In the Cut, seventy-eight new emotions are introduced, inspired by a theory that emotions are not just objective, biologically measurable states but are constructed interpretations of sensations affected by our cultures, expectations, and language. Writers, including Greg Jackson, Sara Nović, and Bryan Washington, name and describe new emotions like jealoushy: “The feeling of being jealous of someone while also having a crush on them,” and heartbreak adrenaline: “The strange feats of strength that can be accomplished after a devastating breakup.” Write a poem that revolves around a newly named emotion of your own invention, perhaps involving love, lust, or heartbreak. How does giving new language to a feeling expand your perspective?

Indiscernible Relations

In artist John Baldessari’s “Eight Soups: Corn Soup,” he borrows an image of a Henri Matisse painting of goldfish and writes the words “corn” and “soup” underneath it, while another piece includes a photograph of himself standing beneath a palm tree with a caption that says, “wrong.” In Deborah Solomon’s New York Times piece on Baldessari, who died earlier last month, she writes of a postcard the artist once sent from the Cincinnati Zoo to a friend: “The message bore no discernible relation to the photograph of the tiger cubs.
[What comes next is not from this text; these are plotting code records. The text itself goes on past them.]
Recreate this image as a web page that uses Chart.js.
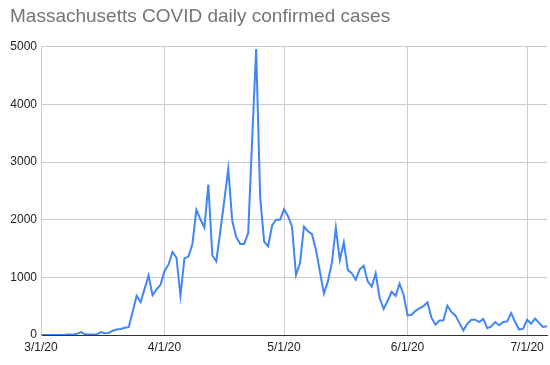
<!DOCTYPE html>
<html>
<head>
<meta charset="utf-8">
<script src="https://cdn.jsdelivr.net/npm/chart.js@4"></script>
<style>
  body { margin: 0; background: #fff; }
  #wrap { width: 550px; height: 365px; }
</style>
</head>
<body>
<div id="wrap"><canvas id="casesChart"></canvas></div>
<script>
// ==========================================
// MASSACHUSETTS DAILY CASES - DATA
// ==========================================

const startDate = "2020-03-01";

const tickLabels = ["3/1/20", "4/1/20", "5/1/20", "6/1/20", "7/1/20"];

// daily confirmed cases, 3/1/20 .. 7/6/20
const dailyCases = [
    0, 1, 0, 0, 1, 2, 3, 8, 5, 20,
    50, 15, 8, 10, 8, 50, 30, 35, 75, 95,
    105, 125, 135, 400, 680, 570, 800, 1030, 690, 790,
    870, 1110, 1220, 1440, 1340, 680, 1330, 1360, 1580, 2170,
    2010, 1860, 2610, 1380, 1280, 1800, 2330, 2880, 1980, 1700,
    1580, 1580, 1770, 3400, 4960, 2400, 1620, 1540, 1900, 2000,
    2000, 2180, 2060, 1880, 1040, 1250, 1880, 1800, 1750, 1480,
    1100, 720, 930, 1250, 1860, 1300, 1610, 1130, 1070, 960,
    1140, 1200, 930, 840, 1070, 640, 450, 590, 750, 680,
    890, 700, 340, 350, 420, 460, 500, 570, 300, 180,
    250, 255, 510, 400, 340, 210, 80, 195, 265, 265,
    225, 280, 120, 150, 225, 170, 225, 235, 380, 225,
    95, 110, 265, 195, 285, 210, 140, 150
];

// one label per day, m/d/yy
const dayLabels = [];
const d0 = new Date(startDate + "T12:00:00");
for (let i = 0; i < dailyCases.length; i++) {
    const d = new Date(d0);
    d.setDate(d0.getDate() + i);
    dayLabels.push((d.getMonth() + 1) + "/" + d.getDate() + "/" + String(d.getFullYear()).slice(2));
}

// ==========================================
// CHART
// ==========================================

const casesCtx = document.getElementById("casesChart");

new Chart(casesCtx, {

    type: "line",

    data: {
        labels: dayLabels,
        datasets: [{
            label: "Daily confirmed cases",
            data: dailyCases,
            borderColor: "#4285f4",
            borderWidth: 2,
            pointRadius: 0,
            tension: 0,
            fill: false
        }]
    },

    options: {
        responsive: true,
        maintainAspectRatio: false,
        animation: false,
        layout: {
            padding: { left: 10, right: 3, top: 5, bottom: 0 }
        },
        plugins: {
            legend: { display: false },
            tooltip: { enabled: false },
            title: {
                display: true,
                text: "Massachusetts COVID daily confirmed cases",
                align: "start",
                color: "#757575",
                font: { family: "'Liberation Sans', Arial, sans-serif", size: 19, weight: "normal" },
                padding: { top: 0, bottom: 19 }
            }
        },
        scales: {
            x: {
                type: "category",
                offset: false,
                afterBuildTicks: (scale) => {
                    scale.ticks = scale.ticks.filter(t => tickLabels.includes(dayLabels[t.value]));
                },
                afterFit: (scale) => { scale.height = 30; },
                grid: {
                    color: "#cccccc",
                    drawTicks: false
                },
                border: { color: "#333333", width: 1 },
                ticks: {
                    autoSkip: false,
                    maxRotation: 0,
                    padding: 5,
                    color: "#222222",
                    font: { family: "'Liberation Sans', Arial, sans-serif", size: 12 }
                }
            },
            y: {
                min: 0,
                max: 5000,
                afterFit: (scale) => { scale.width = 31; },
                grid: {
                    color: (ctx) => ctx.tick && ctx.tick.value === 0 ? "#333333" : "#cccccc",
                    drawTicks: false
                },
                border: { color: "#cccccc", width: 1 },
                ticks: {
                    stepSize: 1000,
                    padding: 4,
                    color: "#222222",
                    font: { family: "'Liberation Sans', Arial, sans-serif", size: 12 },
                    callback: (value) => String(value)
                }
            }
        }
    }

});
</script>
</body>
</html>
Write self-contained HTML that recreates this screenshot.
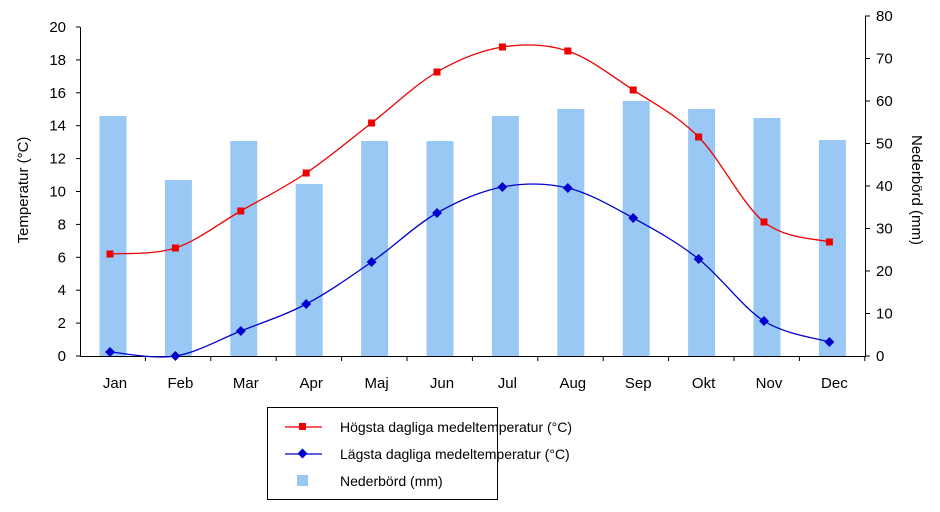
<!DOCTYPE html>
<html><head><meta charset="utf-8"><style>
body{margin:0;background:#fff;}
svg{display:block;font-family:"Liberation Sans",sans-serif;}
</style></head><body>
<svg id="c" width="940" height="512" viewBox="0 0 940 512" xmlns="http://www.w3.org/2000/svg">
<g id="bars" fill="#99c8f5"></g>
<g stroke="#000" stroke-width="1" fill="none">
<line x1="80.5" y1="27" x2="80.5" y2="356.5"/>
<line x1="865.5" y1="16" x2="865.5" y2="356.5"/>
<line x1="80" y1="356.5" x2="866" y2="356.5"/>
<g id="ticks"></g>
</g>
<g id="lbl" font-size="15" fill="#000"></g>
<text transform="translate(28,190) rotate(-90)" text-anchor="middle" font-size="15">Temperatur  (°C)</text>
<text transform="translate(912,190) rotate(90)" text-anchor="middle" font-size="15">Nederbörd (mm)</text>
<path id="hi" fill="none" stroke="#e00" stroke-width="1.3"/>
<path id="lo" fill="none" stroke="#00c" stroke-width="1.3"/>
<g id="mk"></g>
<rect x="267.5" y="407.5" width="230" height="92" fill="#fff" stroke="#000"/>
<line x1="285" y1="427" x2="322" y2="427" stroke="#e00" stroke-width="1.3"/>
<rect x="299" y="423" width="7" height="7" fill="#e00"/>
<text x="340" y="432" font-size="14">Högsta dagliga medeltemperatur (°C)</text>
<line x1="285" y1="454" x2="322" y2="454" stroke="#00c" stroke-width="1.3"/>
<rect x="299" y="450" width="7" height="7" fill="#00c" transform="rotate(45 302.5 453.5)"/>
<text x="340" y="459" font-size="14">Lägsta dagliga medeltemperatur (°C)</text>
<rect x="297" y="475" width="11" height="11" fill="#99c8f5"/>
<text x="340" y="486" font-size="14">Nederbörd (mm)</text>
</svg>
<script>
var ns="http://www.w3.org/2000/svg";
function el(p,t,a,txt){var e=document.createElementNS(ns,t);for(var k in a)e.setAttribute(k,a[k]);if(txt!==undefined)e.textContent=String(txt);document.getElementById(p).appendChild(e);return e;}
var xs=[],m=["Jan","Feb","Mar","Apr","Maj","Jun","Jul","Aug","Sep","Okt","Nov","Dec"];
var bt=[116,180,141,184,141,141,116,109,101,109,118,140];
for(var i=0;i<12;i++){var x=113+i*65.4;xs.push(x);
el("bars","rect",{x:x-13.5,y:bt[i],width:27,height:356-bt[i]});
el("lbl","text",{x:x+2,y:388,"text-anchor":"middle"},m[i]);
el("ticks","line",{x1:80+i*65.4+65.4,y1:356,x2:80+i*65.4+65.4,y2:361});}
for(var v=0;v<=20;v+=2){var y=356-v*16.45;el("ticks","line",{x1:76,y1:y,x2:80,y2:y});el("lbl","text",{x:66,y:y+5,"text-anchor":"end"},v);}
for(var v=0;v<=80;v+=10){var y=356-v*4.25;el("ticks","line",{x1:865,y1:y,x2:870,y2:y});el("lbl","text",{x:876,y:y+5},v);}
var hi=[254,248,211,173,123,72,47,51,90,137,222,242],lo=[352,356,331,304,262,213,187,188,218,259,321,342];
function path(ys){var P=xs.map(function(x,i){return[x-3,ys[i]]});var d="M"+P[0];for(var i=0;i<P.length-1;i++){var p0=P[i-1]||P[i],p1=P[i],p2=P[i+1],p3=P[i+2]||p2;d+=" C"+(p1[0]+(p2[0]-p0[0])/6)+","+(p1[1]+(p2[1]-p0[1])/6)+" "+(p2[0]-(p3[0]-p1[0])/6)+","+(p2[1]-(p3[1]-p1[1])/6)+" "+p2;}return d;}
document.getElementById("hi").setAttribute("d",path(hi));
document.getElementById("lo").setAttribute("d",path(lo));
for(var i=0;i<12;i++){el("mk","rect",{x:xs[i]-6.5,y:hi[i]-3.5,width:7,height:7,fill:"#e00"});
el("mk","rect",{x:xs[i]-6.5,y:lo[i]-3.5,width:7,height:7,fill:"#00c",transform:"rotate(45 "+(xs[i]-3)+" "+lo[i]+")"});}
</script>
</body></html>
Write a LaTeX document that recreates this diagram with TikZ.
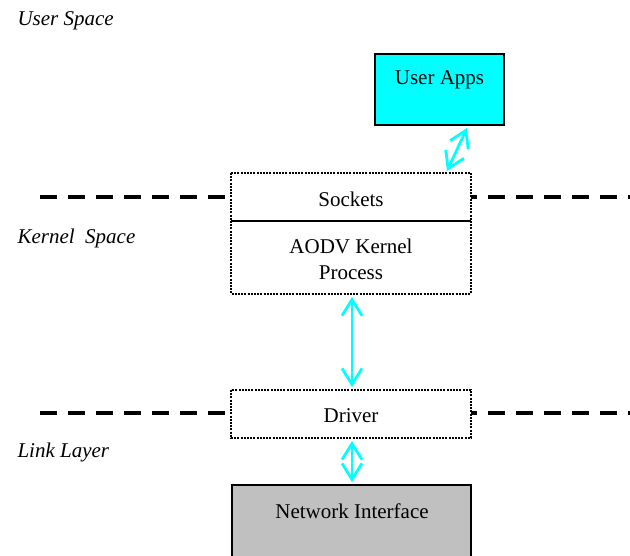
\documentclass[tikz,border=0pt]{standalone}
\usepackage{fontspec}
\setmainfont{Liberation Serif}
\usetikzlibrary{arrows.meta}
\definecolor{aqua}{RGB}{0,255,255}
\definecolor{silvergray}{RGB}{192,192,192}
\begin{document}
\begin{tikzpicture}[x=1pt,y=-1pt,
  layerline/.style={line width=4pt,dash pattern=on 17pt off 11pt},
  dotbox/.style={draw,line width=2.3pt,dash pattern=on 2pt off 1.2pt,fill=white},
  solidbox/.style={draw,line width=1.5pt},
  lbl/.style={font=\fontsize{21}{25}\selectfont},
  spacelbl/.style={font=\fontsize{21}{25}\selectfont\itshape,anchor=west},
  link/.style={aqua,line width=2.8pt,{Straight Barb[length=16pt,width=20pt,line width=2.8pt]}-{Straight Barb[length=16pt,width=20pt,line width=2.8pt]}}]
\useasboundingbox (0,0) rectangle (630,556);
% layer boundaries (boxes are drawn over them)
\draw[layerline] (40,197) -- (630,197);
\draw[layerline] (40,413) -- (630,413);
% layer names
\node[spacelbl] (us) at (14,20.5) {User Space};
\node[spacelbl] (ks) at (14,238.5) {Kernel\ \ Space};
\node[spacelbl] (ll) at (14,452.5) {Link Layer};
% user application
\path[solidbox,fill=aqua] (375,54) rectangle (504,125);
\node[lbl] (apps) at (439.5,79.5) {User Apps};
\coordinate (appsb) at (467,128);
% kernel boxes
\path[dotbox] (231,173) rectangle (471,294);
\draw[line width=1.5pt] (231,221) -- (471,221);
\node[lbl] (sock) at (351,199.5) {Sockets};
\node[lbl,align=center] (aodv) at (351,259) {AODV Kernel\\[1pt]Process};
\coordinate (sockt) at (447,171);
\coordinate (aodvb) at (352,297);
% driver
\path[dotbox] (231,390) rectangle (471,438);
\node[lbl] (drv) at (351,415.5) {Driver};
\coordinate (drvt) at (352,387);
\coordinate (drvb) at (352,441);
% network interface
\path[solidbox,fill=silvergray] (232,485) rectangle (471,560);
\node[lbl] (nic) at (352,511.5) {Network Interface};
\coordinate (nict) at (352,482);
% connectors
\draw[link] (appsb) -- (sockt);
\draw[link] (aodvb) -- (drvt);
\draw[link] (drvb) -- (nict);
\end{tikzpicture}
\end{document}
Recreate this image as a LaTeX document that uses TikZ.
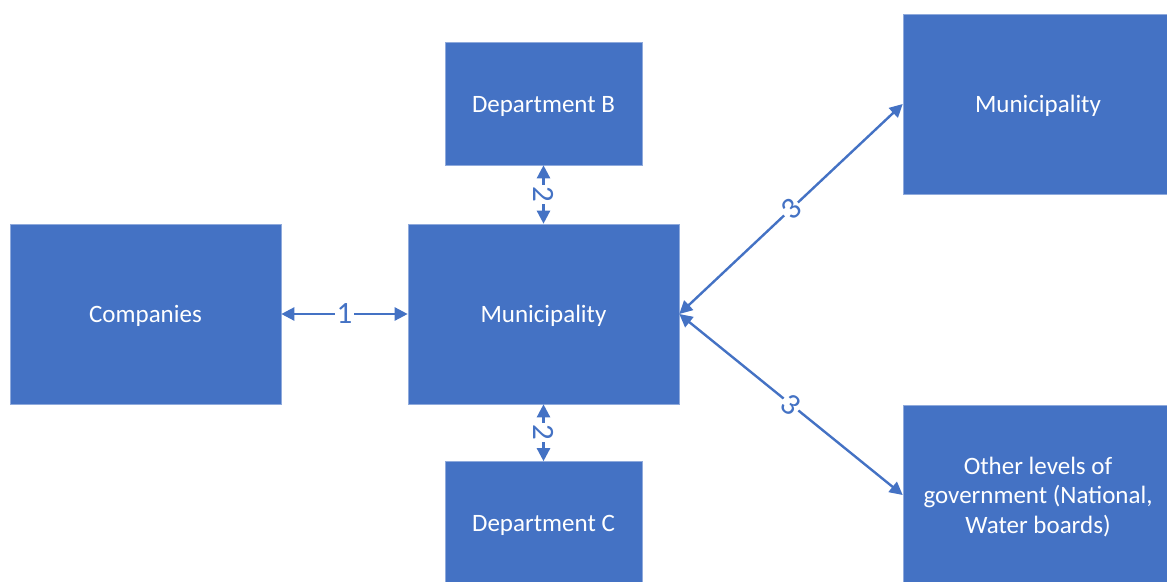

In this way, it resembled his work. Text plus image and many possible paths between them.” As you go about your week, keep an eye out for readymade images—a photograph, a painting, an advertisement—and jot down words that immediately come to mind. Write an essay that uncovers, or makes discernible, the paths between the image and what it conjures up for you.

More Than Meets the Eye

In “The Machines Are Coming, and They Write Really Bad Poetry (But Don’t Tell Them We Said So)” on Lit Hub, Dennis Tang writes about the results of using GPT-2, an artificial intelligence language program, to generate poetry in the style of Emily Dickinson, Shakespeare, Robert Frost, Maya Angelou, and Sylvia Plath. Phrases, snippets, and passages are submitted to the program, which then produces several lines of writing that attempt to mimic the original text’s style. Using the Talk to Transformer website, try feeding the program one or two sentences from a story you’ve written in the past and see what the machine generates. Then, go with the flow of AI and use its verse to continue the story in a new, unexpected direction.